15 sentenced for illegal slaughter of horses unfit for human consumption

Alison Hird

Prison sentences of up to two years have been handed down to 15 French, Belgian and Dutch horsemeat industry professionals for introducing meat unfit for human consumption into the food chain.

At a hearing held at Marseille's criminal court on 18 June, defendants appeared before a magistrate charged mainly with aggravated deception and swindling within an organised gang.

On Wednesday, 58-year-old a Belgian horse trader Jean-Marc Decker – one of the most prominent in Europe – was sentenced by the Marseille court to four years in prison (two of which were suspended) and a fine of €100,000.

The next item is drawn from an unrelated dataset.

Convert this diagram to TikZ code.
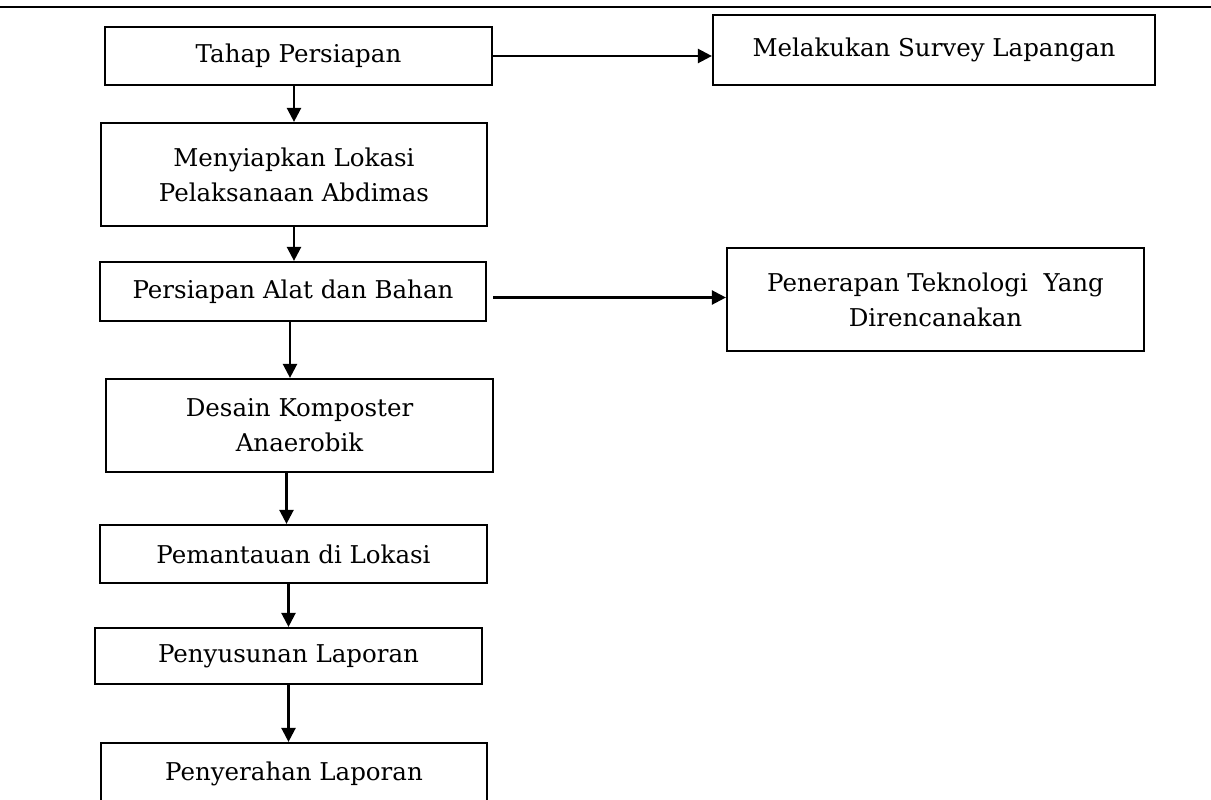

He has also been banned from any activity related to the horse industry for five years.

Decker was described by the prosecution as the "central element" of a vast fraud, having slaughtered a thousand horses at a municipal slaughterhouse in the southern French city of Alès, whose identification passports or drug treatment booklets had been falsified.

Horsemeat wholesaler facilitated criminal gang

Stijn De Visscher, a Dutch horse trader was handed the same penalty as Deker, only his fine was reduced to €75,000.

Meanwhile, Georges Gonzales, manager of Equi'd Sud – a meat wholesaler in Alès and supplier to horse butchers in the south of France – was given four years in prison (three suspended) and a fine of €75,000 along with a five-year ban on working in the horse industry.

When passing sentence, the judges pointed to his "particularly important role in respect of his functions at the Alès slaughterhouse".